→ **What to work on**: Produce a word-for-word copy of the listing below without its pictures.

→ **Data section**:
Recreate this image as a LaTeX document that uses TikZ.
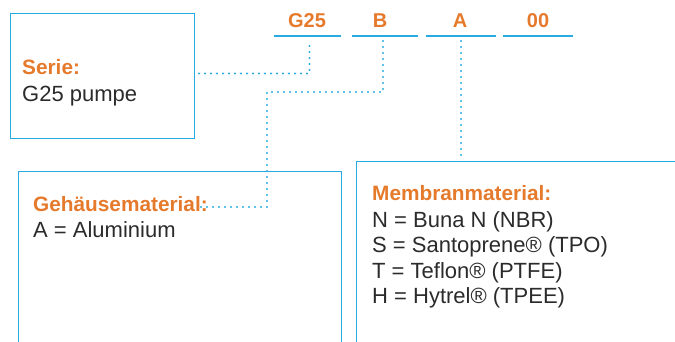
\documentclass[tikz,border=0pt]{standalone}
\usepackage{fontspec}
\setmainfont{Liberation Sans}
\definecolor{lineblue}{HTML}{29ABE2}
\definecolor{codeorange}{HTML}{E57A2C}
\definecolor{bodygray}{HTML}{2B2B2B}
\begin{document}
\begin{tikzpicture}[x=1pt,y=-1pt,
  box/.style={draw=lineblue,line width=1.3pt,inner sep=0,anchor=north west},
  head/.style={anchor=base west,inner sep=0,font=\fontsize{20.8}{24}\bfseries\selectfont,text=codeorange},
  body/.style={anchor=base west,inner sep=0,font=\fontsize{22}{25.5}\selectfont,text=bodygray},
  code/.style={anchor=base,inner sep=0,font=\fontsize{20}{24}\bfseries\selectfont,text=codeorange},
  uline/.style={draw=lineblue,line width=1.3pt},
  dots/.style={draw=lineblue,line width=2.2pt,line cap=round,dash pattern=on 0pt off 6pt}]
\useasboundingbox (0,0) rectangle (675,341);
\clip (0,0) rectangle (675,341);
% boxes
\node[box,minimum width=184pt,minimum height=125pt] (seriebox) at (10,13) {};
\node[box,minimum width=323.5pt,minimum height=180pt] (gehbox) at (17.5,171) {};
\node[box,minimum width=325pt,minimum height=190pt] (membox) at (356,160.5) {};
% box texts
\node[head] (seriehead) at (22,74) {Serie:};
\node[body] (seriebody) at (22,101) {G25 pumpe};
\node[head] (gehhead) at (33,211) {Gehäusematerial:};
\node[body] (gehbody) at (33,237) {A = Aluminium};
\node[head] (memhead) at (372,200) {Membranmaterial:};
\node[body] (mem1) at (372,227) {N = Buna N (NBR)};
\node[body] (mem2) at (372,252.5) {S = Santoprene® (TPO)};
\node[body] (mem3) at (372,278) {T = Teflon® (PTFE)};
\node[body] (mem4) at (372,303.5) {H = Hytrel® (TPEE)};
% code letters
\node[code] (cg) at (307,27) {G25};
\node[code] (cb) at (380,27) {B};
\node[code] (ca) at (460,27) {A};
\node[code] (c0) at (538,27) {00};
% underlines
\coordinate (ug1) at (274,36); \coordinate (ug2) at (341,36);
\coordinate (ub1) at (352,36); \coordinate (ub2) at (418,36);
\coordinate (ua1) at (426,36); \coordinate (ua2) at (496,36);
\coordinate (u01) at (503,36); \coordinate (u02) at (573,36);
\draw[uline] (ug1) -- (ug2);
\draw[uline] (ub1) -- (ub2);
\draw[uline] (ua1) -- (ua2);
\draw[uline] (u01) -- (u02);
% connector taps
\coordinate (gtap) at (309.5,41);
\coordinate (btap) at (383,41);
\coordinate (atap) at (461,41);
\coordinate (bturn) at (383,92);
\coordinate (gehend) at (198,207);
\coordinate (memend) at (461,156);
% connectors
\draw[dots] (199,73.5) -| (gtap);
\draw[dots] (btap) -- (bturn) -| (267,207) -- (gehend);
\draw[dots] (atap) -- (memend);
\end{tikzpicture}
\end{document}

→ **Solution to this problem**:
Recreate this image as a LaTeX document that uses TikZ.
\documentclass[tikz,border=0pt]{standalone}
\usepackage{fontspec}
\setmainfont{Liberation Sans}
\definecolor{lineblue}{HTML}{29ABE2}
\definecolor{codeorange}{HTML}{E57A2C}
\definecolor{bodygray}{HTML}{2B2B2B}
\begin{document}
\begin{tikzpicture}[x=1pt,y=-1pt,
  box/.style={draw=lineblue,line width=1.3pt,inner sep=0,anchor=north west},
  head/.style={anchor=base west,inner sep=0,font=\fontsize{20.8}{24}\bfseries\selectfont,text=codeorange},
  body/.style={anchor=base west,inner sep=0,font=\fontsize{22}{25.5}\selectfont,text=bodygray},
  code/.style={anchor=base,inner sep=0,font=\fontsize{20}{24}\bfseries\selectfont,text=codeorange},
  uline/.style={draw=lineblue,line width=1.3pt},
  dots/.style={draw=lineblue,line width=2.2pt,line cap=round,dash pattern=on 0pt off 6pt}]
\useasboundingbox (0,0) rectangle (675,341);
\clip (0,0) rectangle (675,341);
% boxes
\node[box,minimum width=184pt,minimum height=125pt] (seriebox) at (10,13) {};
\node[box,minimum width=323.5pt,minimum height=180pt] (gehbox) at (17.5,171) {};
\node[box,minimum width=325pt,minimum height=190pt] (membox) at (356,160.5) {};
% box texts
\node[head] (seriehead) at (22,74) {Serie:};
\node[body] (seriebody) at (22,101) {G25 pumpe};
\node[head] (gehhead) at (33,211) {Gehäusematerial:};
\node[body] (gehbody) at (33,237) {A = Aluminium};
\node[head] (memhead) at (372,200) {Membranmaterial:};
\node[body] (mem1) at (372,227) {N = Buna N (NBR)};
\node[body] (mem2) at (372,252.5) {S = Santoprene® (TPO)};
\node[body] (mem3) at (372,278) {T = Teflon® (PTFE)};
\node[body] (mem4) at (372,303.5) {H = Hytrel® (TPEE)};
% code letters
\node[code] (cg) at (307,27) {G25};
\node[code] (cb) at (380,27) {B};
\node[code] (ca) at (460,27) {A};
\node[code] (c0) at (538,27) {00};
% underlines
\coordinate (ug1) at (274,36); \coordinate (ug2) at (341,36);
\coordinate (ub1) at (352,36); \coordinate (ub2) at (418,36);
\coordinate (ua1) at (426,36); \coordinate (ua2) at (496,36);
\coordinate (u01) at (503,36); \coordinate (u02) at (573,36);
\draw[uline] (ug1) -- (ug2);
\draw[uline] (ub1) -- (ub2);
\draw[uline] (ua1) -- (ua2);
\draw[uline] (u01) -- (u02);
% connector taps
\coordinate (gtap) at (309.5,41);
\coordinate (btap) at (383,41);
\coordinate (atap) at (461,41);
\coordinate (bturn) at (383,92);
\coordinate (gehend) at (198,207);
\coordinate (memend) at (461,156);
% connectors
\draw[dots] (199,73.5) -| (gtap);
\draw[dots] (btap) -- (bturn) -| (267,207) -- (gehend);
\draw[dots] (atap) -- (memend);
\end{tikzpicture}
\end{document}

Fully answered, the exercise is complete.